== WRITTEN INSTRUCTION ==
Leave out the pictures, and return only the lines running from the one that contains "Clone this chart in Plotly." to the one that contains "10.013, 11.19]", both included, exactly as they appear.

== DATA LINES ==
▶

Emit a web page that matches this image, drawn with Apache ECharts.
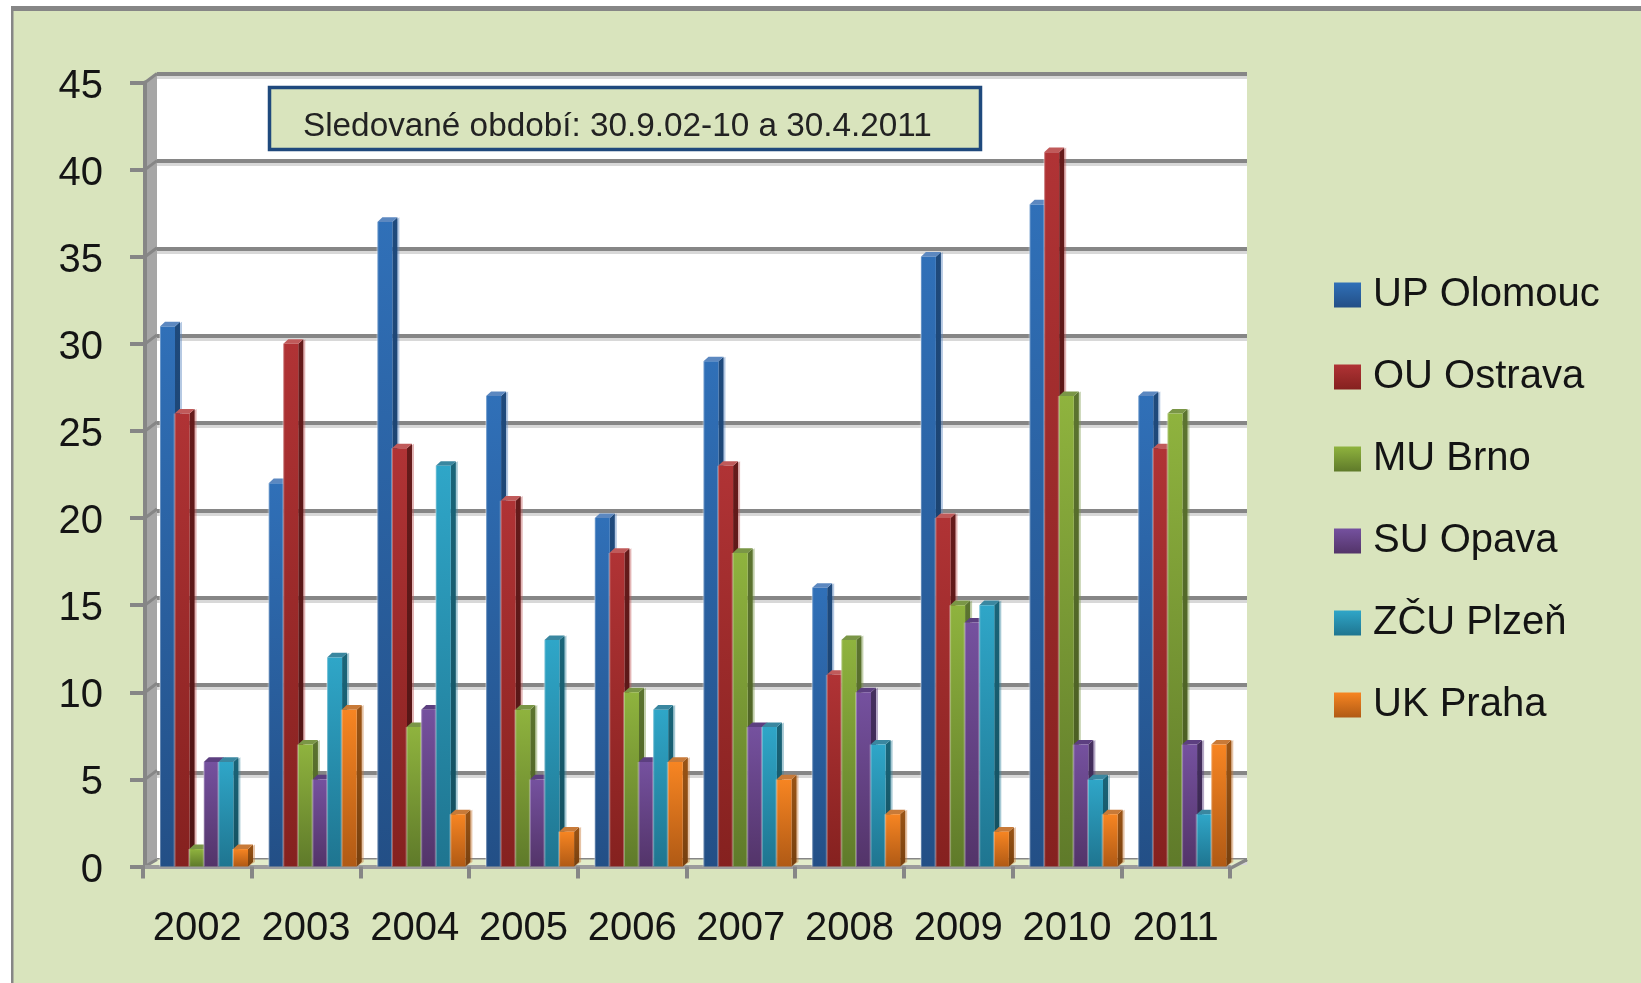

◀
▶

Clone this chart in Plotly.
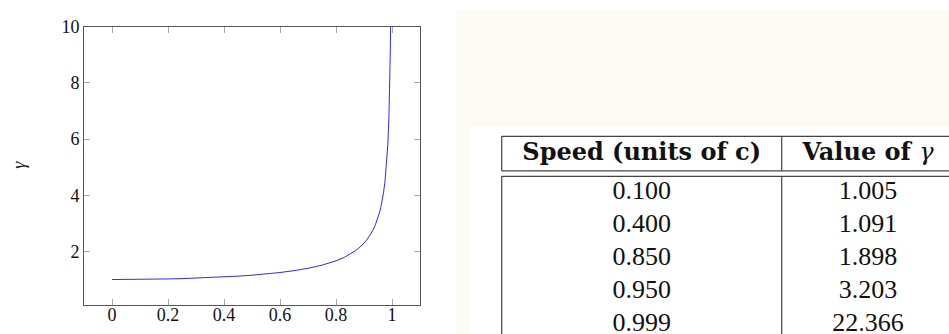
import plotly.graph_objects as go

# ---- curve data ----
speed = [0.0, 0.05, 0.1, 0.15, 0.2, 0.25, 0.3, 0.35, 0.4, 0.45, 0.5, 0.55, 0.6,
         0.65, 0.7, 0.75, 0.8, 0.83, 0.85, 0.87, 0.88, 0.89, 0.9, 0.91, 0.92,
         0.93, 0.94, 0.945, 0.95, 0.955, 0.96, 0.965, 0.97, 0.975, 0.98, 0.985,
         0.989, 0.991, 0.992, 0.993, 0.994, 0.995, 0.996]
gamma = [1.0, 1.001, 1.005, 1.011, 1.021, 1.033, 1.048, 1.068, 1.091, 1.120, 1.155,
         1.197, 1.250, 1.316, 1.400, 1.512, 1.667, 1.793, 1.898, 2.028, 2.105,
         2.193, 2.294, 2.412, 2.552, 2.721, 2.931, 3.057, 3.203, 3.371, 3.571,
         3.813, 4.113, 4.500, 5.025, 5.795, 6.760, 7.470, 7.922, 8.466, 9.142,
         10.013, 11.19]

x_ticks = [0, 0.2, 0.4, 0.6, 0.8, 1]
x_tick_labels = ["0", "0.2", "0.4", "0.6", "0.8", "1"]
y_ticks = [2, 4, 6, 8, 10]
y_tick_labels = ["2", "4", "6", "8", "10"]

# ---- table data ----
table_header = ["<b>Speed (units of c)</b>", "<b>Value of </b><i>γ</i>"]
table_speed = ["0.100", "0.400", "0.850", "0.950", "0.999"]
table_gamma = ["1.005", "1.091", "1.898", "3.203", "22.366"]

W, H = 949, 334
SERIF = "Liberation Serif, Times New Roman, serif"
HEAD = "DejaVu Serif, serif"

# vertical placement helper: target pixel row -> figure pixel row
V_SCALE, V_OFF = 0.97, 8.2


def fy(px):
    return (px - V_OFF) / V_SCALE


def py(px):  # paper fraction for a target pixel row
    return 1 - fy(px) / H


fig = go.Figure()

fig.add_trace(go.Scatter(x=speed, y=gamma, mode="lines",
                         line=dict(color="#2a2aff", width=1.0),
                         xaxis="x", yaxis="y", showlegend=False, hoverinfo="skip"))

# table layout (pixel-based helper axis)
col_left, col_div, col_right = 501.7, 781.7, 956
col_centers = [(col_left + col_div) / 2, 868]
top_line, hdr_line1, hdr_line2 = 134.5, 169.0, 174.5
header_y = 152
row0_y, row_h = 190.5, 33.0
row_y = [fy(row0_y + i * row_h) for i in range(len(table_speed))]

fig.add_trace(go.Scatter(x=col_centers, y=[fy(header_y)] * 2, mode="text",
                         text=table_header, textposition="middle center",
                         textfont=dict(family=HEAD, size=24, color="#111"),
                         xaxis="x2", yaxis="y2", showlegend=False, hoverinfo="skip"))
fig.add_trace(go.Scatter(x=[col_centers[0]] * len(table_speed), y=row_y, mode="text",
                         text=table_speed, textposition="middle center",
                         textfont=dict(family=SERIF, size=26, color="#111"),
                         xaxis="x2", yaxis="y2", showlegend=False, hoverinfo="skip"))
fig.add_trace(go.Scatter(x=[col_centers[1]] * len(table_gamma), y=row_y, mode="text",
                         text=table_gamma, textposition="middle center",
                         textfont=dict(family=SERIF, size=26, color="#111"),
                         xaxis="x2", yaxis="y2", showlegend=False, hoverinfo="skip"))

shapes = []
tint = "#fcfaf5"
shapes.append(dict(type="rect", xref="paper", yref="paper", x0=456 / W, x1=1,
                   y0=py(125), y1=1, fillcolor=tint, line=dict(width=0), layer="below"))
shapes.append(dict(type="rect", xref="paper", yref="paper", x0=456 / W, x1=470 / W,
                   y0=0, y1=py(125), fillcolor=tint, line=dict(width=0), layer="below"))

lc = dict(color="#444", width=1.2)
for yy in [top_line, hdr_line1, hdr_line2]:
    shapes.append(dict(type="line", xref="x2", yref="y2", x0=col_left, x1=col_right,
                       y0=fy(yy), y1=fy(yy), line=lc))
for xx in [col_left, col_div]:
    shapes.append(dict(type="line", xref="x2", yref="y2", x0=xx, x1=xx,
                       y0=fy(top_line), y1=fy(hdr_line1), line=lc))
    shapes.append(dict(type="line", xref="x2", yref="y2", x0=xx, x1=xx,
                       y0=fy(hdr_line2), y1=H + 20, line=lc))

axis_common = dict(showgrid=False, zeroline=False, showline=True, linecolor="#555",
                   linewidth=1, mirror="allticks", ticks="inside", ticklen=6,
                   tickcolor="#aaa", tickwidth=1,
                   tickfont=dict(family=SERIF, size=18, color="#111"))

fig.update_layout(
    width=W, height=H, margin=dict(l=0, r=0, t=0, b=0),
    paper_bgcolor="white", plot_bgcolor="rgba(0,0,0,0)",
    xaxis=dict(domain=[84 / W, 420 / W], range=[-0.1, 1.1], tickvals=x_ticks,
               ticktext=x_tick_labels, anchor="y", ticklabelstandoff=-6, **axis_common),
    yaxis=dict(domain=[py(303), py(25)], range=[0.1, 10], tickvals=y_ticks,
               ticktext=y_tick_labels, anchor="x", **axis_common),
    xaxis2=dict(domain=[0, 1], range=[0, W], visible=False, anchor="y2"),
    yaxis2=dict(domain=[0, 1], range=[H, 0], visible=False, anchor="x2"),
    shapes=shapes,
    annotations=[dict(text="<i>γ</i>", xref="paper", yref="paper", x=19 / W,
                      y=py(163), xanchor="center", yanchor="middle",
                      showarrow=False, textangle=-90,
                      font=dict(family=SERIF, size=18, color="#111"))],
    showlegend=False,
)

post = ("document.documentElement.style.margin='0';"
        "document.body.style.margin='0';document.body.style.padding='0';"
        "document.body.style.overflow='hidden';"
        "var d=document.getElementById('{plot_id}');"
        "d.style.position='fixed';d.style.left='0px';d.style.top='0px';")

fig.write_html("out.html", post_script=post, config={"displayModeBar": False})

◀

== COMPLETED TASK ==
Clone this chart in Plotly.
import plotly.graph_objects as go

# ---- curve data ----
speed = [0.0, 0.05, 0.1, 0.15, 0.2, 0.25, 0.3, 0.35, 0.4, 0.45, 0.5, 0.55, 0.6,
         0.65, 0.7, 0.75, 0.8, 0.83, 0.85, 0.87, 0.88, 0.89, 0.9, 0.91, 0.92,
         0.93, 0.94, 0.945, 0.95, 0.955, 0.96, 0.965, 0.97, 0.975, 0.98, 0.985,
         0.989, 0.991, 0.992, 0.993, 0.994, 0.995, 0.996]
gamma = [1.0, 1.001, 1.005, 1.011, 1.021, 1.033, 1.048, 1.068, 1.091, 1.120, 1.155,
         1.197, 1.250, 1.316, 1.400, 1.512, 1.667, 1.793, 1.898, 2.028, 2.105,
         2.193, 2.294, 2.412, 2.552, 2.721, 2.931, 3.057, 3.203, 3.371, 3.571,
         3.813, 4.113, 4.500, 5.025, 5.795, 6.760, 7.470, 7.922, 8.466, 9.142,
         10.013, 11.19]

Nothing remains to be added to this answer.